Partnerships for Biodiversity Conservation: Mainstreaming in Local Agricultural Landscapes/Biodiversity Partnerships Project (BPP)
What is the project about?
The BPP is in recognition of the need to address habitat fragmentation brought about by inadequate policies, tools and capacities to encourage the participation of local government units (LGUs) in mainstreaming biodiversity conservation in local agricultural landscapes. The key intention of this project, therefore, is to increase the capacity of the LGUs to mainstream biodiversity conservation in production landscapes/seascapes geared towards the protection and enhancement of the quality of the environment and the sustainable management of the natural resources. Specifically, the project aims to demonstrate how LGUs, with enhanced capacities, and working together with local and national partners, can plan and manage economic activities and growth in ways that meet landscape-level biodiversity conservation and sustainable use objectives in critical biogeographic regions.
To achieve this objective, BPP adopts a programmatic approach that would provide enabling policies at the national level; enhance capacities of LGUs, and undertake activities to demonstrate the application of improved policies and enhance capacities of LGUs in selected pilot sites of the project. The BPP would be carried out in partnerships with key national government agencies including national and local conservation non-government organizations (NGOs), to muster their resources and expertise in achieving the project objectives.
There would be three major outcomes In line with the project’s programmatic approach:
Outcome 1: National-level systems, policies, tools and capacities are in place to support LGU level biodiversity conservation efforts.
Outcome 2: LGUs encompassing 1.6 Million hectares in five key biogeographic regions have the tools and capacities to integrate sustainable management into decentralized government structures.
Outcome 3: Systems, policies, tools and capacities for landscape level biodiversity conservation and sustainable development are applied at eight pilot sites covering 700,000 hectares across five critical biogeographic regions (Luzon, Palawan, Negros-Panay, Mindoro and Mindanao).
The activities of the project is structured according to the six (6) thematic areas as follow:
- Mainstreaming Biodiversity Impact Assessment;
- National Policy and Program for Biodiversity-friendly Agriculture Practices;
- Strengthening the Enforcement of Wildlife Trade Regulations;
- Encouraging Biodiversity Friendly Business Activities;
- Integrating Biodiversity Conservation in Local Government Land Use and Development Planning; and
- Development of a Biodiversity Knowledge Management System.

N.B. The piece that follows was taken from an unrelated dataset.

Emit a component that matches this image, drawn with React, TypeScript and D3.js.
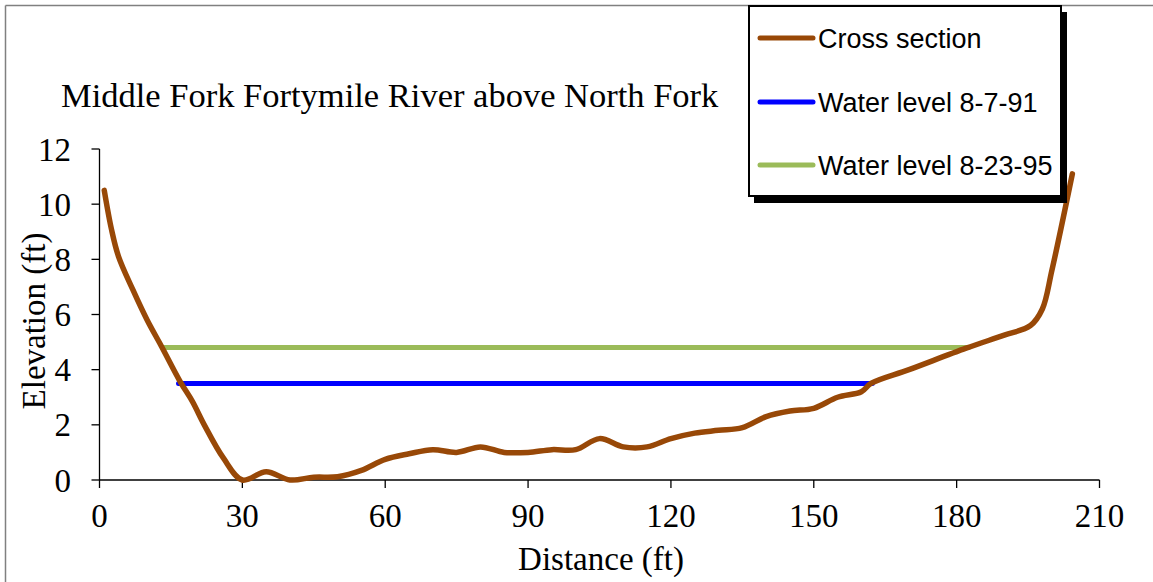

What have we accomplished so far?
Across the thematic areas, highlights of major accomplishments include the development of frameworks, tools and policy instruments and documents, in aid of providing inputs and ensure biodiversity (BD) lens in national and local government plans and programs. On policy support and advocacy, major tools and policies developed were the policy framework for BD-focused strategic environmental assessment; BD-friendly agriculture practices; BD-friendly enterprises, including tourism businesses; and draft policy on multi-agency collaboration for enhanced and harmonized regulation of wildlife trade and corresponding MOAs with partner agencies. In terms of actual LGU engagement, BPP has mustered LGU support to enhance and incorporate biodiversity into their respective CLUPs as well as the framework for transboundary planning to promote inter-LGU BD conservation and management. BPP also took into account the role of IPs through the enhancement of biodiversity conservation in the Ancestral Domain Sustainable Development and Protection Plan (ADSDPP) in partnership with NCIP. To ensure continuity and ownership of the initiatives, local capacity building activities were conducted across phases of implementation in demonstration sites and LGUs, while soliciting for continued support from LGUs through local resolutions stipulating their commitment to the project and provided financial counterparts for local land and development plans. The creations of Local Project Site Committees including the strengthening of Protected Area Management Board have also mobilized LGUs and local partners. Specific to NGA-related activities, a rapid assessment of livelihoods and enterprises as well as documentation of the agricultural practices and existing or potential BD-friendly businesses in the eight project sites was conducted in support of DA, DTI and DOT’s tasks.
Under communications and advocacy, a focused framework was developed as basis to craft operational plans to mainstream BD conservation to specific target audiences and the public. This is simultaneous with the conduct of continuous site-level advocacy and IEC activities. Knowledge products composed of various visual collaterals covering project sites and thematic areas were also produced while ensuring media presence and exposure of the Project on tri-media. On the other hand, the design and initial installation of the Partners Knowledge Management Information System (PKMIS) on biodiversity conservation and initiatives among partners was also completed. Finally, a Project M&E System and Manual likewise was also completed to guide the conduct of M&E work at all levels of the project.
As BPP embraces a new implementation timeline, time and efforts will be poured heavily on completing on-going and planned activities mostly at the site level, including the ecological profiling of each site, as well as forging collaboration among LGUs and other partners while ensuring public awareness and advocacy about Project activities and BD conservation. It is BPP’s aim to persistently pursue its targets and project objectives and attain desired outcomes within and even beyond project life.